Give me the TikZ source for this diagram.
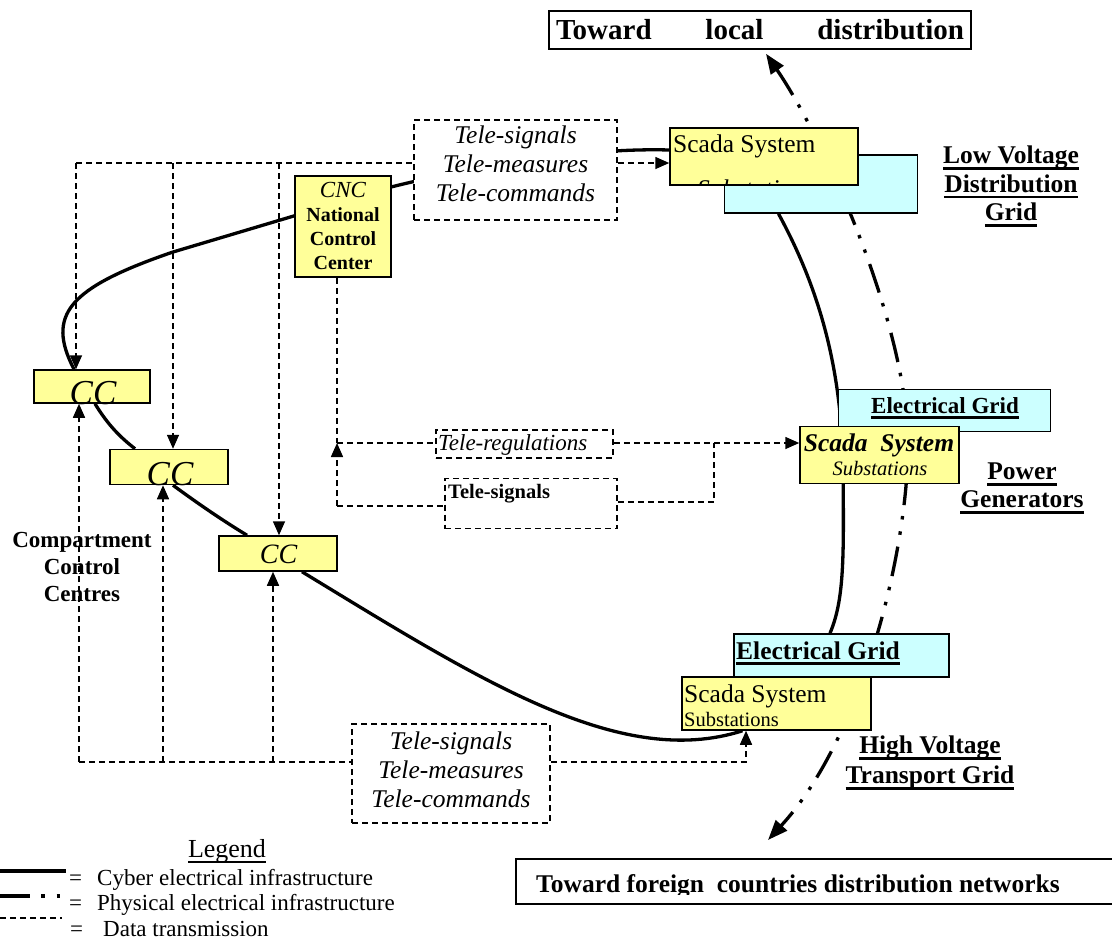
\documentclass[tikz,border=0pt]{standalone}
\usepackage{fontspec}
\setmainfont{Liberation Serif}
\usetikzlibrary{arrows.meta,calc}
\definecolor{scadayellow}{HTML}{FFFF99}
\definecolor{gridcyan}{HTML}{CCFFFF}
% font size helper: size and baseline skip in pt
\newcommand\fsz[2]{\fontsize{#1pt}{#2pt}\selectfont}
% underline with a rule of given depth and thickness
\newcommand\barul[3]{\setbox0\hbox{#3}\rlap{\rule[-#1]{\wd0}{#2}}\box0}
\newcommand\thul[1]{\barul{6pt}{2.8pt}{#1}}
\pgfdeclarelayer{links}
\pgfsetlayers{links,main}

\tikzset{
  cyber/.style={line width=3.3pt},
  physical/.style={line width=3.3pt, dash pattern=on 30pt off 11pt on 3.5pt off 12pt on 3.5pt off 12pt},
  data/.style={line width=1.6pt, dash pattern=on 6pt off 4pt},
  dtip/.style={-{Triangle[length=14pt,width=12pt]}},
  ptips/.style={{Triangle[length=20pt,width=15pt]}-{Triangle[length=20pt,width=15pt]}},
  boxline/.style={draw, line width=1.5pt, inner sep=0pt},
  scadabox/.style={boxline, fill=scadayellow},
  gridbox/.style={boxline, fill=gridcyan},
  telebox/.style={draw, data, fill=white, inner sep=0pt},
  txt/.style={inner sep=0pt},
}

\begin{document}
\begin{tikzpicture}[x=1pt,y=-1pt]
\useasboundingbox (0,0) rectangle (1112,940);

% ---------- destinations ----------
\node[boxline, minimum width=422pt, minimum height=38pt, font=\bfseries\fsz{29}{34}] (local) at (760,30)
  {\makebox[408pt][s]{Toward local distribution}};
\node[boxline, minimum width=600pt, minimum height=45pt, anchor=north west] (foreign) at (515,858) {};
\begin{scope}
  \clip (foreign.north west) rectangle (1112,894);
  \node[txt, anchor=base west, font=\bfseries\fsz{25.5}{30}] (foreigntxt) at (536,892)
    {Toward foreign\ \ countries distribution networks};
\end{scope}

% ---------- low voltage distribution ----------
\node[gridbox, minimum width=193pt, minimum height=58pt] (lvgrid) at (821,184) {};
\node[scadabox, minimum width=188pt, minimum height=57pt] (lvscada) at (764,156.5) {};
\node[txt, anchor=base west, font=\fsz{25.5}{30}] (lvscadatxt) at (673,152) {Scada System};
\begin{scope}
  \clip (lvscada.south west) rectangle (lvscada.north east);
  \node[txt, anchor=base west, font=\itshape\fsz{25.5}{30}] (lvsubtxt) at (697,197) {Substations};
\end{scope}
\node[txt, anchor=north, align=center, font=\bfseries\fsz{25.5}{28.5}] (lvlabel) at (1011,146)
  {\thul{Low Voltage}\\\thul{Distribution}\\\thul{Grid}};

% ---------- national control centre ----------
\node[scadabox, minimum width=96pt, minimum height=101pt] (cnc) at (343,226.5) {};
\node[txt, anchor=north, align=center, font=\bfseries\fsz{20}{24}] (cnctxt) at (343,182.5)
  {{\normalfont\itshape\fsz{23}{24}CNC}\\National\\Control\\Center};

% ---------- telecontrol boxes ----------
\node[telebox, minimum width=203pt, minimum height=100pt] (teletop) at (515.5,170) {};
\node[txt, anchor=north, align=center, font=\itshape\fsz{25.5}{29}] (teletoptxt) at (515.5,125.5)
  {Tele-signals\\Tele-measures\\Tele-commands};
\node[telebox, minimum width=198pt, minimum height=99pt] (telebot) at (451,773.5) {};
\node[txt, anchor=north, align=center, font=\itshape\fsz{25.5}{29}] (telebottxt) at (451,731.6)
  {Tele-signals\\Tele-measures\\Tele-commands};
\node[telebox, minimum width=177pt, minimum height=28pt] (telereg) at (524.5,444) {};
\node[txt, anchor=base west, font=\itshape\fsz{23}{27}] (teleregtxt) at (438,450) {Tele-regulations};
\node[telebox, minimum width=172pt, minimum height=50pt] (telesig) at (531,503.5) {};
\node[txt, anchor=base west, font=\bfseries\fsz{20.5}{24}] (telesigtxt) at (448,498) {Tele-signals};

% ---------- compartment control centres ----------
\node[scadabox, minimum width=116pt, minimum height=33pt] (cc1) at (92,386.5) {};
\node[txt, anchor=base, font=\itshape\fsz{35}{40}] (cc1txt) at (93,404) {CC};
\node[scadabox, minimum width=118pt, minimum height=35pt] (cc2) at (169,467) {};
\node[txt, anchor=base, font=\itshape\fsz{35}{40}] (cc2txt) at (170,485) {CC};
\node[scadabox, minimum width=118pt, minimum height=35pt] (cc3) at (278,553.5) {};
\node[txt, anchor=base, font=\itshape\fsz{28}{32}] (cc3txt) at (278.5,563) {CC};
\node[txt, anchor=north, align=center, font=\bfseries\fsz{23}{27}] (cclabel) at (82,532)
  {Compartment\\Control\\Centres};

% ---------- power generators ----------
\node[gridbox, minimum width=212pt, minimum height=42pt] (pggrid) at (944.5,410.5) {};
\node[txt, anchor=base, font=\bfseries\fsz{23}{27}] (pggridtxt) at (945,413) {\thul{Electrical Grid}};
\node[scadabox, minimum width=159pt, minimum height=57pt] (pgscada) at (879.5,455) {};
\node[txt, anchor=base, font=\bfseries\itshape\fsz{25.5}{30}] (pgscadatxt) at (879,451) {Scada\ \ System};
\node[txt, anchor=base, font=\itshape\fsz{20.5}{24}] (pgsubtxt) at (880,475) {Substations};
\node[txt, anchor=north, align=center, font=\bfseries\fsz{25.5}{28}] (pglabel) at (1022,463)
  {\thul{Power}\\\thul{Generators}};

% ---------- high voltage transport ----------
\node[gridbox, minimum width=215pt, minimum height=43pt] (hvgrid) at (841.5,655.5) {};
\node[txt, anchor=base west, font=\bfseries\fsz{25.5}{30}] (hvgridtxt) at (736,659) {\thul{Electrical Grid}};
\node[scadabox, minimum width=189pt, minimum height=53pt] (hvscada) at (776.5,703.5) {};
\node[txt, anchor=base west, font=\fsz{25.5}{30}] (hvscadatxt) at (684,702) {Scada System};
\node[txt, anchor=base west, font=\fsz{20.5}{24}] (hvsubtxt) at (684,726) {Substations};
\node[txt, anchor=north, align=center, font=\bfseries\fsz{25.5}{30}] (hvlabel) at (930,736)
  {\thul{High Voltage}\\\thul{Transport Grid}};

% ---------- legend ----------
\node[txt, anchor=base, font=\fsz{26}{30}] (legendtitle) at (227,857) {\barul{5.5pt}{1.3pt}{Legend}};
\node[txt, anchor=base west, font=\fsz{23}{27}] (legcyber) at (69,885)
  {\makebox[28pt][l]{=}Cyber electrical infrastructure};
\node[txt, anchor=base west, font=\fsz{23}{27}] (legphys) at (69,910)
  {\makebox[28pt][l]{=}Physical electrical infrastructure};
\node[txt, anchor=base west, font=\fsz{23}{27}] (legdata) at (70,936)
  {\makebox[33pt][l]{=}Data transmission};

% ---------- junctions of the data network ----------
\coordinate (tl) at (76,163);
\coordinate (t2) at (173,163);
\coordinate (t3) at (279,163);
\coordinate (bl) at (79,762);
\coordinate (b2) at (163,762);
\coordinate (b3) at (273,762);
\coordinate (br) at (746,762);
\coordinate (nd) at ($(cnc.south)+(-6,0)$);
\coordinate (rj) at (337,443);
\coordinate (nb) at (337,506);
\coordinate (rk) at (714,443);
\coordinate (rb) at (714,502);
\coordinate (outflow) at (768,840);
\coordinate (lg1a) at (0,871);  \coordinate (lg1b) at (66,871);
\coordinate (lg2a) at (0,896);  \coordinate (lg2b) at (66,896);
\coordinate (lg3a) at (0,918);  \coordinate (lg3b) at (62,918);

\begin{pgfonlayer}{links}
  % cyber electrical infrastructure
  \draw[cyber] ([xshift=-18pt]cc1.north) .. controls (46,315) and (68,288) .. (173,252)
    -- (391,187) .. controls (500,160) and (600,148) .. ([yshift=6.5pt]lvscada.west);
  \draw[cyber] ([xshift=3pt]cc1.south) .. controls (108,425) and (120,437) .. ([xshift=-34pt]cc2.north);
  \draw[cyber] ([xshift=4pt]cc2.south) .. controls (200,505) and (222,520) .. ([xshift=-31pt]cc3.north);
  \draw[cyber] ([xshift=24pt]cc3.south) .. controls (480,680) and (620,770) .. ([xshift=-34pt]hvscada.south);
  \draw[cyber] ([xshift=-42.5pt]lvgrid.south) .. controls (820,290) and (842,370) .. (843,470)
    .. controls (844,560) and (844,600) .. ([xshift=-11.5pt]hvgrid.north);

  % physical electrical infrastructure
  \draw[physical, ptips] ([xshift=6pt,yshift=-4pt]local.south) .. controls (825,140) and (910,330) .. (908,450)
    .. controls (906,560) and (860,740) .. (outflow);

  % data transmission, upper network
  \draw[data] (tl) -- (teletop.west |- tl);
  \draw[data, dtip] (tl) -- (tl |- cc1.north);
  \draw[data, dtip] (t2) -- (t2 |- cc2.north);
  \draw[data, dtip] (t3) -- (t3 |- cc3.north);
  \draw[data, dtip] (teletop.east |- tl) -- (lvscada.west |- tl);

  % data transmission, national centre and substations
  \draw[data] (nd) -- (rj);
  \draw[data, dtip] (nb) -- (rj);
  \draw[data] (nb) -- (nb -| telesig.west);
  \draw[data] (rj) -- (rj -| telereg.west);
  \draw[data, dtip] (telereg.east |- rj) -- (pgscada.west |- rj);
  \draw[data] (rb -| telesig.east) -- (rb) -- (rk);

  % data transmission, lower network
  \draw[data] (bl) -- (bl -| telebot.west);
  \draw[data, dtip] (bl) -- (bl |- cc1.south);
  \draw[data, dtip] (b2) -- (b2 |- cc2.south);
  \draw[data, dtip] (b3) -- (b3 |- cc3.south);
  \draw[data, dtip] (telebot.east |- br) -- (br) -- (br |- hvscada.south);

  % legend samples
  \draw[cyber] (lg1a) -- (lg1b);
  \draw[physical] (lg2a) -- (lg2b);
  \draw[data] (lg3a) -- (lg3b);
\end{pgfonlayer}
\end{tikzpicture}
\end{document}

****

Restate exactly, please, only the lines between the start of the data and the line containing "(0,0) rectangle (1112,940);", both ends included, skipping the pictures.

→ **Solution**:
Give me the TikZ source for this diagram.
\documentclass[tikz,border=0pt]{standalone}
\usepackage{fontspec}
\setmainfont{Liberation Serif}
\usetikzlibrary{arrows.meta,calc}
\definecolor{scadayellow}{HTML}{FFFF99}
\definecolor{gridcyan}{HTML}{CCFFFF}
% font size helper: size and baseline skip in pt
\newcommand\fsz[2]{\fontsize{#1pt}{#2pt}\selectfont}
% underline with a rule of given depth and thickness
\newcommand\barul[3]{\setbox0\hbox{#3}\rlap{\rule[-#1]{\wd0}{#2}}\box0}
\newcommand\thul[1]{\barul{6pt}{2.8pt}{#1}}
\pgfdeclarelayer{links}
\pgfsetlayers{links,main}

\tikzset{
  cyber/.style={line width=3.3pt},
  physical/.style={line width=3.3pt, dash pattern=on 30pt off 11pt on 3.5pt off 12pt on 3.5pt off 12pt},
  data/.style={line width=1.6pt, dash pattern=on 6pt off 4pt},
  dtip/.style={-{Triangle[length=14pt,width=12pt]}},
  ptips/.style={{Triangle[length=20pt,width=15pt]}-{Triangle[length=20pt,width=15pt]}},
  boxline/.style={draw, line width=1.5pt, inner sep=0pt},
  scadabox/.style={boxline, fill=scadayellow},
  gridbox/.style={boxline, fill=gridcyan},
  telebox/.style={draw, data, fill=white, inner sep=0pt},
  txt/.style={inner sep=0pt},
}

\begin{document}
\begin{tikzpicture}[x=1pt,y=-1pt]
\useasboundingbox (0,0) rectangle (1112,940);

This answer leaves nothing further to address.